Your Pond in Summer.

Your Pond in Summer.

What a great time of year to sit by your pond on a balmy summer evening, with a glass of Prosecco, with the birds singing and the gurgling of the fountain.  Water lilies are in full bloom and you may have several beautiful colours in your pond.

There are some jobs necessary to achieve this image.   You  may have  pond weeds which have been growing enthusiastically since April and which need thinning out. Most fish have finished spawning by now so you will not be taking out the eggs, which normally adhere to the plants so this is a good time to act.

Most importantly, as the water gets warmer, there is less oxygen in the water and unless your pond has very few fish, this is one of the most common causes of fish deaths.
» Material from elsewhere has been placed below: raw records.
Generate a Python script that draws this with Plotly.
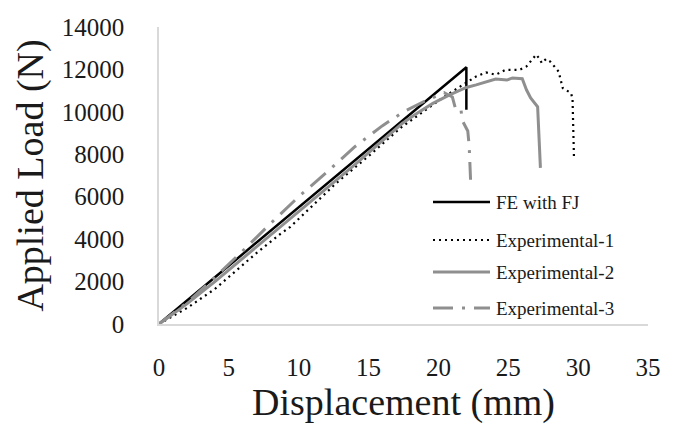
import plotly.graph_objects as go

# ---- data ----
fe_x = [0, 22.0, 22.0]
fe_y = [0, 12100, 10100]

exp1_x = [0, 2, 4, 4.7, 6.9, 8.6, 9.4, 12.7, 15.1, 17.3, 18.9, 20.3, 21.4, 22.7, 23.4, 24.1,
          24.8, 25.8, 26.3, 26.6, 27.0, 27.2, 27.4, 27.7, 28.0, 28.3, 28.6, 28.9, 29.1, 29.5,
          29.6, 29.7]
exp1_y = [0, 750, 1650, 2050, 3300, 4200, 4580, 6650, 7970, 9250, 10000, 10660, 11130, 11670,
          11860, 11750, 11980, 11980, 12140, 12370, 12700, 12530, 12300, 12490, 12370, 12140,
          11900, 11120, 11040, 10880, 10570, 7890]

exp2_x = [0, 2, 4, 6, 8, 10, 12, 14, 16, 17.4, 18.5, 19.6, 20.8, 22.0, 22.7, 23.4, 24.1,
          24.9, 25.3, 26.0, 26.3, 26.6, 27.0, 27.1, 27.3]
exp2_y = [0, 950, 2000, 3100, 4200, 5300, 6400, 7500, 8650, 9450, 9950, 10400, 10800, 11150,
          11270, 11400, 11550, 11500, 11600, 11560, 11040, 10660, 10330, 10240, 7360]

exp3_x = [0, 2, 4, 6, 8, 10, 12, 14, 16, 17.5, 19, 20.4, 21.0, 21.2, 21.6, 21.7, 22.1, 22.2, 22.3]
exp3_y = [0, 1000, 2200, 3450, 4750, 6000, 7150, 8350, 9350, 10000, 10500, 10900, 10700,
          10200, 10200, 9600, 9100, 8400, 6800]

names = ["FE with FJ", "Experimental-1", "Experimental-2", "Experimental-3"]
x_ticks = [0, 5, 10, 15, 20, 25, 30, 35]
y_ticks = [0, 2000, 4000, 6000, 8000, 10000, 12000, 14000]

GRAY = "#8f8f8f"
styles = [
    dict(color="black", width=2.5, dash="solid"),
    dict(color="black", width=2.2, dash="2px,4px"),
    dict(color=GRAY, width=3, dash="solid"),
    dict(color=GRAY, width=3, dash="20px,9px,3px,9px"),
]

fig = go.Figure()
for (xs, ys), nm, st in zip([(fe_x, fe_y), (exp1_x, exp1_y), (exp2_x, exp2_y), (exp3_x, exp3_y)],
                            names, styles):
    fig.add_trace(go.Scatter(x=xs, y=ys, mode="lines", name=nm, line=st, showlegend=False))

W, H = 682, 430
L, R, T, B = 159, 34, 27, 106
PW, PH = W - L - R, H - T - B


def px_x(px):
    return (px - L) / PW


def px_y(py):
    return (H - B - py) / PH


FONT = "Liberation Serif, Times New Roman, serif"
TXT = "#1a1a1a"

# manual legend
rows = [202, 240, 272, 308]
for nm, st, ry in zip(names, styles, rows):
    fig.add_shape(type="line", xref="paper", yref="paper",
                  x0=px_x(433), x1=px_x(490), y0=px_y(ry), y1=px_y(ry),
                  line=st)
    fig.add_annotation(xref="paper", yref="paper", x=px_x(494), y=px_y(ry),
                       text=nm, showarrow=False, xanchor="left", yanchor="middle",
                       font=dict(family=FONT, size=19, color=TXT))

fig.update_layout(
    width=W, height=H,
    margin=dict(l=L, r=R, t=T, b=B, pad=0),
    paper_bgcolor="white", plot_bgcolor="white",
    font=dict(family=FONT, color=TXT),
    xaxis=dict(range=[0, 35], tickvals=x_ticks, ticktext=[str(v) for v in x_ticks],
               showgrid=False, zeroline=False, showline=True, linecolor="#d9d9d9", linewidth=1.5,
               ticks="", tickfont=dict(size=25, family=FONT, color=TXT), ticklabelstandoff=20,
               title=dict(text="Displacement (mm)", font=dict(size=38, family=FONT, color=TXT),
                          standoff=8)),
    yaxis=dict(range=[0, 14000], tickvals=y_ticks, ticktext=[str(v) for v in y_ticks],
               showgrid=False, zeroline=False, showline=True, linecolor="#d9d9d9", linewidth=1.5,
               ticks="", tickfont=dict(size=25, family=FONT, color=TXT), ticklabelstandoff=28,
               title=dict(text="Applied Load (N)", font=dict(size=38, family=FONT, color=TXT),
                          standoff=6)),
)

fig.write_html("out.html")
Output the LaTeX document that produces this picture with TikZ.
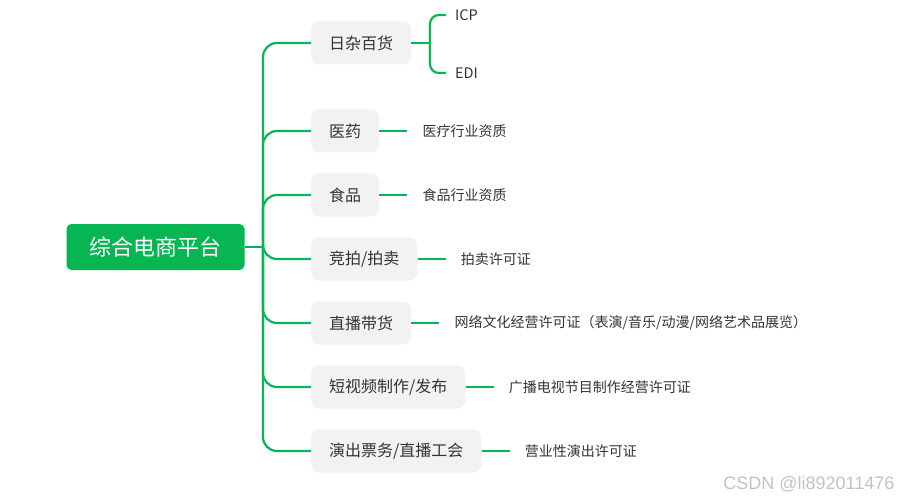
\documentclass[tikz,border=0pt]{standalone}
\usepackage{fontspec}
\usetikzlibrary{positioning}
\newfontfamily\cjk{Noto Sans CJK SC}
\newfontfamily\wmfont{Liberation Sans}
\definecolor{verde}{HTML}{07B652}
\definecolor{grigio}{HTML}{F2F2F2}
\definecolor{testo}{HTML}{333333}

\begin{document}
\begin{tikzpicture}[
  x=1pt, y=-1pt,
  font=\cjk, text=testo,
  branch/.style={draw=verde, line width=2.2pt},
  root/.style={fill=verde, rounded corners=5pt, text=white, inner xsep=23pt,
               inner ysep=0pt, minimum height=46pt,
               font=\cjk\fontsize{22}{24}\selectfont},
  topic/.style={fill=grigio, rounded corners=8pt, inner xsep=18pt, inner ysep=0pt,
                minimum height=43pt, anchor=west,
                font=\cjk\fontsize{16}{18}\selectfont},
  leaf/.style={inner xsep=15pt, inner ysep=2pt,
               font=\cjk\fontsize{14}{16}\selectfont}
]
\useasboundingbox (0,0) rectangle (900,500);

% ---- nodo centrale -------------------------------------------------
\node[root] (centro) at (155.5,247) {综合电商平台};
\coordinate (nodo) at (263,247);

% ---- argomenti ------------------------------------------------------
\node[topic] (riza)   at (311,43)  {日杂百货};
\node[topic] (yiyao)  at (311,131) {医药};
\node[topic] (shipin) at (311,195) {食品};
\node[topic] (jingpai) at (311,259) {竞拍/拍卖};
\node[topic] (zhibo)  at (311,323) {直播带货};
\node[topic] (duanshipin) at (311,387) {短视频制作/发布};
\node[topic] (yanchu) at (311,451) {演出票务/直播工会};

% ---- tronco e rami --------------------------------------------------
\draw[branch] (centro.east) -- (nodo);
\foreach \n in {riza, yiyao, shipin, jingpai, zhibo, duanshipin, yanchu}
  \draw[branch, rounded corners=14pt] (nodo) |- (\n.west);

% ---- licenze --------------------------------------------------------
\node[leaf, right=28pt of yiyao]      (yiyao-zz)  {医疗行业资质};
\node[leaf, right=28pt of shipin]     (shipin-zz) {食品行业资质};
\node[leaf, right=28pt of jingpai]    (jingpai-xk) {拍卖许可证};
\node[leaf, right=28pt of zhibo]      (zhibo-xk)
  {网络文化经营许可证（表演/音乐/动漫/网络艺术品展览）};
\node[leaf, right=28pt of duanshipin] (duanshipin-xk) {广播电视节目制作经营许可证};
\node[leaf, right=28pt of yanchu]     (yanchu-xk) {营业性演出许可证};

\foreach \a/\b in {yiyao/yiyao-zz, shipin/shipin-zz, jingpai/jingpai-xk,
                   zhibo/zhibo-xk, duanshipin/duanshipin-xk, yanchu/yanchu-xk}
  \draw[branch] (\a.east) -- (\b.west);

% ---- parentesi ICP / EDI ---------------------------------------------
\coordinate (gancio) at (430,43);
\node[leaf, inner xsep=9pt, anchor=west, font=\cjk\fontsize{14.5}{16}\selectfont]
  (icp) at (446,15) {ICP};
\node[leaf, inner xsep=9pt, anchor=west, font=\cjk\fontsize{14.5}{16}\selectfont]
  (edi) at (446,73) {EDI};
\draw[branch] (riza.east) -- (gancio);
\draw[branch, rounded corners=9pt] (gancio) |- (icp.west);
\draw[branch, rounded corners=9pt] (gancio) |- (edi.west);

% ---- filigrana ------------------------------------------------------
\node[anchor=east, text=black!24, font=\wmfont\fontsize{18}{20}\selectfont]
  (filigrana) at (898,484) {CSDN @li892011476};

\end{tikzpicture}
\end{document}
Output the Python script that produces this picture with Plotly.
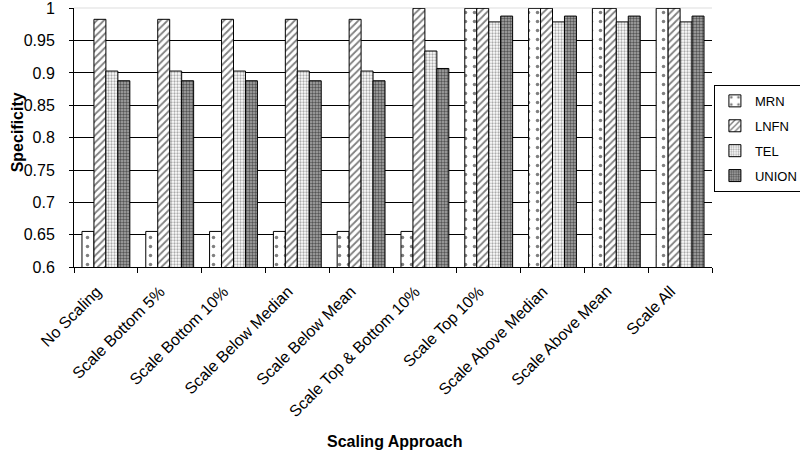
import plotly.graph_objects as go

categories = ["No Scaling", "Scale Bottom 5%", "Scale Bottom 10%", "Scale Below Median",
              "Scale Below Mean", "Scale Top & Bottom 10%", "Scale Top 10%",
              "Scale Above Median", "Scale Above Mean", "Scale All"]
mrn = [0.655, 0.655, 0.655, 0.655, 0.655, 0.655, 1.0, 1.0, 1.0, 1.0]
lnfn = [0.983, 0.983, 0.983, 0.983, 0.983, 1.0, 1.0, 1.0, 1.0, 1.0]
tel = [0.903, 0.903, 0.903, 0.903, 0.903, 0.934, 0.979, 0.979, 0.979, 0.979]
union = [0.888, 0.888, 0.888, 0.888, 0.888, 0.907, 0.988, 0.988, 0.988, 0.988]
y_ticks = [0.6, 0.65, 0.7, 0.75, 0.8, 0.85, 0.9, 0.95, 1.0]
y_tick_labels = ["0.6", "0.65", "0.7", "0.75", "0.8", "0.85", "0.9", "0.95", "1"]

font = "Liberation Sans, Arial, sans-serif"

styles = [
    ("MRN", mrn, dict(shape=".", fgcolor="black", bgcolor="white", size=9, solidity=0.12)),
    ("LNFN", lnfn, dict(shape="/", fgcolor="black", bgcolor="white", size=5, solidity=0.35)),
    ("TEL", tel, dict(shape=".", fgcolor="#555555", bgcolor="white", size=3, solidity=0.45)),
    ("UNION", union, dict(shape=".", fgcolor="black", bgcolor="#aaaaaa", size=3, solidity=0.5)),
]

fig = go.Figure()
for name, vals, pat in styles:
    fig.add_trace(go.Bar(
        x=categories, y=vals, name=name, legendgroup=name,
        marker=dict(color="white", pattern=pat, line=dict(color="black", width=1)),
    ))

fig.update_layout(
    width=800, height=455,
    margin=dict(l=74, r=88, t=8, b=188, autoexpand=False),
    paper_bgcolor="white", plot_bgcolor="white",
    barmode="group", bargap=0.25, bargroupgap=0,
    font=dict(family=font, size=16, color="black"),
    legend=dict(x=1.003, y=0.703, xanchor="left", yanchor="top",
                bordercolor="black", borderwidth=1, bgcolor="white",
                font=dict(size=13), itemwidth=30, tracegroupgap=5),
    xaxis=dict(
        type="category", range=[-0.5, len(categories) - 0.5], autorange=False,
        ticks="outside", tickson="boundaries", showticklabels=False,
        ticklen=5, tickcolor="black", showline=True, linecolor="black", linewidth=1,
        automargin=False,
    ),
    yaxis=dict(
        range=[0.6, 1.0005], autorange=False, tickmode="array", tickvals=y_ticks,
        ticktext=y_tick_labels, ticklabeloverflow="allow",
        ticks="outside", ticklen=4, automargin=False, ticklabelstandoff=11,
        tickcolor="black", showline=True, linecolor="black", linewidth=1,
        showgrid=True, gridcolor="black", gridwidth=1, zeroline=False,
        tickfont=dict(size=16),
    ),
)
fig.add_shape(type="line", xref="paper", yref="paper", x0=0, x1=1, y0=1, y1=1,
              line=dict(color="#dddddd", width=1), layer="below")

# rotated category labels (Excel-style anchoring)
for c in categories:
    fig.add_annotation(x=c, xref="x", y=0, yref="paper", text=c, showarrow=False,
                       textangle=-45, xanchor="right", yanchor="top",
                       xshift=1, yshift=-13, font=dict(size=16))

# axis titles
fig.add_annotation(x=0.5016, xref="paper", y=-0.672, yref="paper",
                   text="<b>Scaling Approach</b>", showarrow=False,
                   xanchor="center", yanchor="middle", font=dict(size=16))
fig.add_annotation(x=-0.0893, xref="paper", y=0.52, yref="paper",
                   text="<b>Specificity</b>", showarrow=False, textangle=-90,
                   xanchor="center", yanchor="middle", font=dict(size=16))

fig.write_html("out.html", config={"displayModeBar": False},
               post_script="document.body.style.margin='0';")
A fairly advanced sign is when the fish start gasping at the water surface.  It is important to use an airpump, such as the Blagdon PondAir range to aerate the water in addition to the filter until the weather cools down.  I use mine from now until the Autumn.

Some people think only of Koi for their pond. Personally, I prefer other varieties such as goldfish, shubunkins and tench.

I have three ponds in my garden. The largest is a formal pond 4.5 metres diameter which has mainly goldfish. Unfortunately this pond is badly sited and lilies are not enthusiastic in it, but the fish and the pondweeds such as hornwort grow well.  The other two ponds are devoted to wildlife. Both of them have an abundance of lilies as shown in the picture.

Middle wildlife pond – no fish but four colours of lily

By now, most adult amphibians such as frogs and newts spend much of their time on land but they do visit water occasionally particularly in dry weather. Toads spend less time in the water.  We used to be visited by grass snakes but I haven’t seen one for about five years.  I don’t know if they are preyed on by the badgers. Wildlife ponds are also essential for dragon flies and damsel flies as well as providing drinking water for birds

In our garden, there seem to be very few dragon flies at present, maybe because of the hard winter, but damsel flies in abundance. You can Google the difference between these two lovely insects but basically damsel flies are much more delicate than dragon flies. The aerial leaves of pond plants are very important for the flies to lay eggs and care has to be taken in cutting them back.